Produce an exact copy of the lines below that run from the line containing "Rebuild this chart" to the line containing "const lineSegments = [[-0.5, -0.5, 5, 5], [10, 10, 20, 20]];", inclusive; any picture is omitted.

*Provided material*

####

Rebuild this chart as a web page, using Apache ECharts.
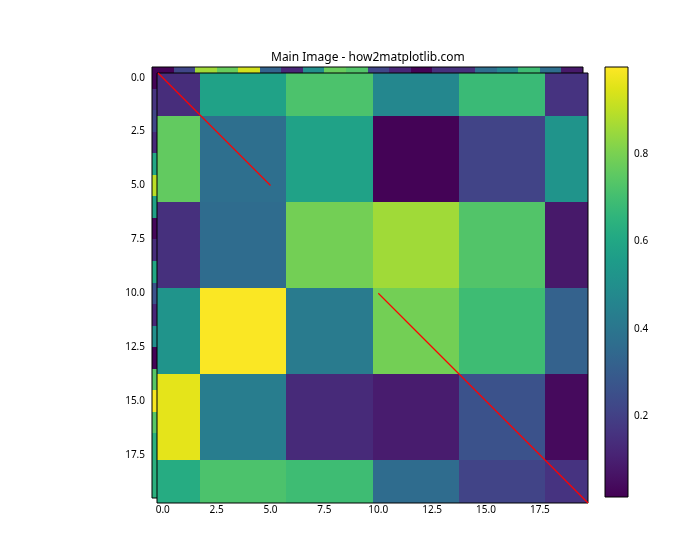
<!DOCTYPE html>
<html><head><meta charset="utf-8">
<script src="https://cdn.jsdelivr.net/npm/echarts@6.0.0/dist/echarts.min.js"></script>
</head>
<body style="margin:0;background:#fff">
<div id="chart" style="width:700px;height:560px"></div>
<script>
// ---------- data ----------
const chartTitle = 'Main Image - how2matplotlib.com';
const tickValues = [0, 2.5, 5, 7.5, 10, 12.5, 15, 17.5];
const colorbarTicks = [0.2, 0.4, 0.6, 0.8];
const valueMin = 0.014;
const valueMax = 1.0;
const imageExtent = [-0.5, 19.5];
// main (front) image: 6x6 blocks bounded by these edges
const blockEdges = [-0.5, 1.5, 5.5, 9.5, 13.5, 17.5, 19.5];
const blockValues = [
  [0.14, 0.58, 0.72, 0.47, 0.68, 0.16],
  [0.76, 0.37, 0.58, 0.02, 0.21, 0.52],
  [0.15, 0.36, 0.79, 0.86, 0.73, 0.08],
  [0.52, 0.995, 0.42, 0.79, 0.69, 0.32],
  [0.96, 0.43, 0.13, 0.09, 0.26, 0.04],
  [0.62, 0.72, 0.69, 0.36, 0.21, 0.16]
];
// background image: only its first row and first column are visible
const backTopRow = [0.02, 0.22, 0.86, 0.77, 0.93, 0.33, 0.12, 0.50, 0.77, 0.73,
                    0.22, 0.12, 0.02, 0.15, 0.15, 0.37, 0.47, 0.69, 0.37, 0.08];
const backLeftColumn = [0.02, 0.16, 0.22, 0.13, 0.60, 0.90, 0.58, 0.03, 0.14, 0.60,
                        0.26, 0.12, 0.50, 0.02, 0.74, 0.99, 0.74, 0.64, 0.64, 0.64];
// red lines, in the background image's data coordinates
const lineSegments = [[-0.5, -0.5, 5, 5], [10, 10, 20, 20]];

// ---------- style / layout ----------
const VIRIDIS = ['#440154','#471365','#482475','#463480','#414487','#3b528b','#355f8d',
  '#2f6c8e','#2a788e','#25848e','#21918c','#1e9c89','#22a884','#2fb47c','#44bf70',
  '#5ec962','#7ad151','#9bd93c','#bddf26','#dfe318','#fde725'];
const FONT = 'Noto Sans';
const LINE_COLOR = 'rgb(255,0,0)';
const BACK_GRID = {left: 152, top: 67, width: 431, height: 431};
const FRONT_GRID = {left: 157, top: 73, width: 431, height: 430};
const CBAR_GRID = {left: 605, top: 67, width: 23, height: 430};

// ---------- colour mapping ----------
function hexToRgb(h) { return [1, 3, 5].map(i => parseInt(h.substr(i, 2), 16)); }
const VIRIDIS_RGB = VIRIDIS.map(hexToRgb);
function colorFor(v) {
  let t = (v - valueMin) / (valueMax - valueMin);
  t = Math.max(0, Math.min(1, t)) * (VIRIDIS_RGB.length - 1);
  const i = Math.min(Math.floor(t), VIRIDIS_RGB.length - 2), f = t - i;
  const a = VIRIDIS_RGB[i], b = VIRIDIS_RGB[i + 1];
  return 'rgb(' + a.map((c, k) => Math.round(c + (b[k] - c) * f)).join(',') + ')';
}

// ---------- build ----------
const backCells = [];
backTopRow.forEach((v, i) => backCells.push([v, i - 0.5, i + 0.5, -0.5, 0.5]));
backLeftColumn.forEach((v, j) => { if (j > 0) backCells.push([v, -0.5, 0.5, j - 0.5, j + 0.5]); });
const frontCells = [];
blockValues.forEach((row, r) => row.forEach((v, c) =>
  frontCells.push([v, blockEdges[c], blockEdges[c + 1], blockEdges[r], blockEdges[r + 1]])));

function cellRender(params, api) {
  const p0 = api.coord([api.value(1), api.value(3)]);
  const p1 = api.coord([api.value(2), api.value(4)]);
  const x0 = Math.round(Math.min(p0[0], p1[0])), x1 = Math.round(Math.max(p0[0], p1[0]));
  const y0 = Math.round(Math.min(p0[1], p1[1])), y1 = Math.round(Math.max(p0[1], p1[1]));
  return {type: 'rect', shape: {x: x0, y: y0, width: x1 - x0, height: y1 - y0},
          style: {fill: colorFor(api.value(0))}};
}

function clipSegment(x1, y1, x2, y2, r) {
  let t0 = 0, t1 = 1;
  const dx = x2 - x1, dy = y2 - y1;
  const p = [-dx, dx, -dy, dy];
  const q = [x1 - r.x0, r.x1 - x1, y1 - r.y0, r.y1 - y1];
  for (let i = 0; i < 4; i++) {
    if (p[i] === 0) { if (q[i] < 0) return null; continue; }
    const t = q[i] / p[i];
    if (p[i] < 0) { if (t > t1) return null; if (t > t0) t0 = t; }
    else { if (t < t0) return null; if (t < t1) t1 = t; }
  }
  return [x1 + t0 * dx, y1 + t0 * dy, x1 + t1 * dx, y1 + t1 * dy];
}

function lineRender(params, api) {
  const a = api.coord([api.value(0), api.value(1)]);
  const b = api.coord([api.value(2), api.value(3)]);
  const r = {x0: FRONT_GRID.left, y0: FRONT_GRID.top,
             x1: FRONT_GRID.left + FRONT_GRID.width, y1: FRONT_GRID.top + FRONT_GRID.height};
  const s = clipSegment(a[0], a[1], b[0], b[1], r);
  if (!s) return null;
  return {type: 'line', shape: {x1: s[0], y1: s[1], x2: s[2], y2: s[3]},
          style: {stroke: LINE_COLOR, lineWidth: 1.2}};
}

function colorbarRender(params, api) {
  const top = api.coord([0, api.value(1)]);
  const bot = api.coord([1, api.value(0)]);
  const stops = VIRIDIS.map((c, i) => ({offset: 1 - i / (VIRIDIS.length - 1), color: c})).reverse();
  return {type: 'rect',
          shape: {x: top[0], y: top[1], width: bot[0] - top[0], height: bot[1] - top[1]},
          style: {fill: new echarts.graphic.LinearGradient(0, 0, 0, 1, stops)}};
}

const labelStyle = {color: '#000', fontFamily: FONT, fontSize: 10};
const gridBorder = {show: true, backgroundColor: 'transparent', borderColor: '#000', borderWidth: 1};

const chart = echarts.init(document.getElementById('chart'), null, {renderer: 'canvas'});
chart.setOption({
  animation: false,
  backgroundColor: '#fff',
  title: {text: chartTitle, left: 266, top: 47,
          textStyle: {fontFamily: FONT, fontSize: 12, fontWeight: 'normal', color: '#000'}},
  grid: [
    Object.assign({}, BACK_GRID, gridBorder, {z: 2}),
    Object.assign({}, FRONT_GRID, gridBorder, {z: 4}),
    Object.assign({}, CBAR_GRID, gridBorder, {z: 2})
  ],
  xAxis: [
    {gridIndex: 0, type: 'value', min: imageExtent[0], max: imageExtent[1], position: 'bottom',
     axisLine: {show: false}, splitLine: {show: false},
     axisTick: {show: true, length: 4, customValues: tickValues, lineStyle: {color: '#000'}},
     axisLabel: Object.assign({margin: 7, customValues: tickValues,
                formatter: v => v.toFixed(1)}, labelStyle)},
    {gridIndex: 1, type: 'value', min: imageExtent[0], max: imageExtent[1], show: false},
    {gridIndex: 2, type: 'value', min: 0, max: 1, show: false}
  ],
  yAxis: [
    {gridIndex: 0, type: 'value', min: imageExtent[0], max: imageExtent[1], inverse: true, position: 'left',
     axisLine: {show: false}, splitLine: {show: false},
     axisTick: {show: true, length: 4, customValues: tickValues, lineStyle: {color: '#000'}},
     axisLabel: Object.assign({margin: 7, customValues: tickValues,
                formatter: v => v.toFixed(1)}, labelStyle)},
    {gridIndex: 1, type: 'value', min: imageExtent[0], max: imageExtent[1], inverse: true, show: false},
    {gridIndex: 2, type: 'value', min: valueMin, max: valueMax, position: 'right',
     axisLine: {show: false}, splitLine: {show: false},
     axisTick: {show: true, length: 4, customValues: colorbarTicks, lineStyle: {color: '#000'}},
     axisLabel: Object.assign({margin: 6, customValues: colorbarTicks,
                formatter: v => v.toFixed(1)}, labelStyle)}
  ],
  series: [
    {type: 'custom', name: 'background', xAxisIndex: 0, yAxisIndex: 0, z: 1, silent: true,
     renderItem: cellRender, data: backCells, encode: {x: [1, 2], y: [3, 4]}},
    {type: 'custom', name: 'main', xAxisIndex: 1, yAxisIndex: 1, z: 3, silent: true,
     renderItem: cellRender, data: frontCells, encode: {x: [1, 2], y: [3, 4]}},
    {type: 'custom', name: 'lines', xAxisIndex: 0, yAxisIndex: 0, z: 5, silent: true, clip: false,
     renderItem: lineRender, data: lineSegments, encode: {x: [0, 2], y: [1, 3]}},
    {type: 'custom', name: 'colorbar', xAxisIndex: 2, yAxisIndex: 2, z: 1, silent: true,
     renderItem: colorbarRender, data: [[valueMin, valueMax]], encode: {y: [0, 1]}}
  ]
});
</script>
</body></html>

####

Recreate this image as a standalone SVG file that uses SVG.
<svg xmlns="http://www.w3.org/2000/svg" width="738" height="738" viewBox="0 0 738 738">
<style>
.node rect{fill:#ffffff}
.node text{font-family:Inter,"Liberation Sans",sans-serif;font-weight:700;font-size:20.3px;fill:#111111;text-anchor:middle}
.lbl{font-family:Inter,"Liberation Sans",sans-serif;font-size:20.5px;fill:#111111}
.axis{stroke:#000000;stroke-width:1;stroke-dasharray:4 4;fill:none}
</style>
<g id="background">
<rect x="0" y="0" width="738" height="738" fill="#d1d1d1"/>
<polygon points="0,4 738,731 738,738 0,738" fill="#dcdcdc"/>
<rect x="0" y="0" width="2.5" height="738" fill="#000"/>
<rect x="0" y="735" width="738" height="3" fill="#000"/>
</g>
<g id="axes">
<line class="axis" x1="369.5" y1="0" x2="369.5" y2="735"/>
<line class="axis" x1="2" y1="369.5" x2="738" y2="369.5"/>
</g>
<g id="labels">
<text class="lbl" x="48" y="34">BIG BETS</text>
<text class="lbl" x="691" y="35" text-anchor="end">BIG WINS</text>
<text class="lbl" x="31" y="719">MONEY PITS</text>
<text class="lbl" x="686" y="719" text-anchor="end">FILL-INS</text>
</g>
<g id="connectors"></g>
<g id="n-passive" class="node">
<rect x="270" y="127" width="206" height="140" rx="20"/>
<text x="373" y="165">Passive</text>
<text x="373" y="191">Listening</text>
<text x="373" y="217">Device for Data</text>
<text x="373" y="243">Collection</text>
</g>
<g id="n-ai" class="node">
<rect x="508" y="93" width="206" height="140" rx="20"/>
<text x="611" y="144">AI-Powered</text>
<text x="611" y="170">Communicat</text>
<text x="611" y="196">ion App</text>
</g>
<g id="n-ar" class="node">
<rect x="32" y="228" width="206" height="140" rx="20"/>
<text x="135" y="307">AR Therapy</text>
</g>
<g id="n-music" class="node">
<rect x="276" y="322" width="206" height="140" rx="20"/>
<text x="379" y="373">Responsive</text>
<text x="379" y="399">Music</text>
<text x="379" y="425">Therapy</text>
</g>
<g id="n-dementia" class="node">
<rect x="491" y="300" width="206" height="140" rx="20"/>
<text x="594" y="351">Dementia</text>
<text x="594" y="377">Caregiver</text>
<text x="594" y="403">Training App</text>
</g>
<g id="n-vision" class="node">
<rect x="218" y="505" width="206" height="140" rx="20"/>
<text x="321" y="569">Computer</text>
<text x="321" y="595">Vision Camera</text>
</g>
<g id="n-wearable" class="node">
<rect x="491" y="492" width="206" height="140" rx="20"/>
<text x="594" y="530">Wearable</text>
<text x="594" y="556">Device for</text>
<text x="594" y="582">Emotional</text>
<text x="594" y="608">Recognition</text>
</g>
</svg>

####

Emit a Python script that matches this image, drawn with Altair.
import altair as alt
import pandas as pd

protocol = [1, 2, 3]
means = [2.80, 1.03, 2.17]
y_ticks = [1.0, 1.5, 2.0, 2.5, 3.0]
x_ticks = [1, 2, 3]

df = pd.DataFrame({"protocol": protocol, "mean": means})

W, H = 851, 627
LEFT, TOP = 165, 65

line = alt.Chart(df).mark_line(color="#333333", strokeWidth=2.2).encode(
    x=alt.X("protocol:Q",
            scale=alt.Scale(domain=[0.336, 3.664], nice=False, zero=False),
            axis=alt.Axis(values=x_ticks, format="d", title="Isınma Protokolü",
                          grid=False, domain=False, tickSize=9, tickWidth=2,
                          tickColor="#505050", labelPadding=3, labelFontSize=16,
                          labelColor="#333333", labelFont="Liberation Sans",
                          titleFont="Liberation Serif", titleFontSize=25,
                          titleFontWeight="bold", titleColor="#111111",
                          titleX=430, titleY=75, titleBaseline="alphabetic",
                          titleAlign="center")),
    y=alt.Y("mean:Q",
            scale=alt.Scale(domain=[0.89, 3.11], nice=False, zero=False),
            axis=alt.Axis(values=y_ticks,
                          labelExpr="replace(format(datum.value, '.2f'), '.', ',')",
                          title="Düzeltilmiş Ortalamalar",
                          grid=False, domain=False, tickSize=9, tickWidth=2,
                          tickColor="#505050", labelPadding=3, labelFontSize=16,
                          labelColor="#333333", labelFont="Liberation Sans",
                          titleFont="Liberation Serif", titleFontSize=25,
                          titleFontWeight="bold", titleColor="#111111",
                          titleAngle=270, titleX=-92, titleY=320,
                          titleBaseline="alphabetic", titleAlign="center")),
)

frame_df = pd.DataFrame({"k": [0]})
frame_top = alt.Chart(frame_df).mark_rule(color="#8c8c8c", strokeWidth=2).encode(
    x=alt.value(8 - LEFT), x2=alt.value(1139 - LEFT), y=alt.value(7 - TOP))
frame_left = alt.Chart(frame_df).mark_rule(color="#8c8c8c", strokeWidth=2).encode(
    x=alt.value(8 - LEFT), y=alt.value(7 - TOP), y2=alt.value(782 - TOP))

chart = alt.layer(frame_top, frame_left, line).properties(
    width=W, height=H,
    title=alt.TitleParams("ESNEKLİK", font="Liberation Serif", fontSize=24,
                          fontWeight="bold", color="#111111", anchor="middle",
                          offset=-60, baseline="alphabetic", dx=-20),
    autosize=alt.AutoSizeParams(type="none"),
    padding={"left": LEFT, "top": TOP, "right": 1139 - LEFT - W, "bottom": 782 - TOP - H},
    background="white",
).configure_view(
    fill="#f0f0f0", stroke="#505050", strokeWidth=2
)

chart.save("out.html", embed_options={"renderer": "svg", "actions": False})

####

*Solution for this problem*
Rebuild this chart as a web page, using Apache ECharts.
<!DOCTYPE html>
<html><head><meta charset="utf-8">
<script src="https://cdn.jsdelivr.net/npm/echarts@6.0.0/dist/echarts.min.js"></script>
</head>
<body style="margin:0;background:#fff">
<div id="chart" style="width:700px;height:560px"></div>
<script>
// ---------- data ----------
const chartTitle = 'Main Image - how2matplotlib.com';
const tickValues = [0, 2.5, 5, 7.5, 10, 12.5, 15, 17.5];
const colorbarTicks = [0.2, 0.4, 0.6, 0.8];
const valueMin = 0.014;
const valueMax = 1.0;
const imageExtent = [-0.5, 19.5];
// main (front) image: 6x6 blocks bounded by these edges
const blockEdges = [-0.5, 1.5, 5.5, 9.5, 13.5, 17.5, 19.5];
const blockValues = [
  [0.14, 0.58, 0.72, 0.47, 0.68, 0.16],
  [0.76, 0.37, 0.58, 0.02, 0.21, 0.52],
  [0.15, 0.36, 0.79, 0.86, 0.73, 0.08],
  [0.52, 0.995, 0.42, 0.79, 0.69, 0.32],
  [0.96, 0.43, 0.13, 0.09, 0.26, 0.04],
  [0.62, 0.72, 0.69, 0.36, 0.21, 0.16]
];
// background image: only its first row and first column are visible
const backTopRow = [0.02, 0.22, 0.86, 0.77, 0.93, 0.33, 0.12, 0.50, 0.77, 0.73,
                    0.22, 0.12, 0.02, 0.15, 0.15, 0.37, 0.47, 0.69, 0.37, 0.08];
const backLeftColumn = [0.02, 0.16, 0.22, 0.13, 0.60, 0.90, 0.58, 0.03, 0.14, 0.60,
                        0.26, 0.12, 0.50, 0.02, 0.74, 0.99, 0.74, 0.64, 0.64, 0.64];
// red lines, in the background image's data coordinates
const lineSegments = [[-0.5, -0.5, 5, 5], [10, 10, 20, 20]];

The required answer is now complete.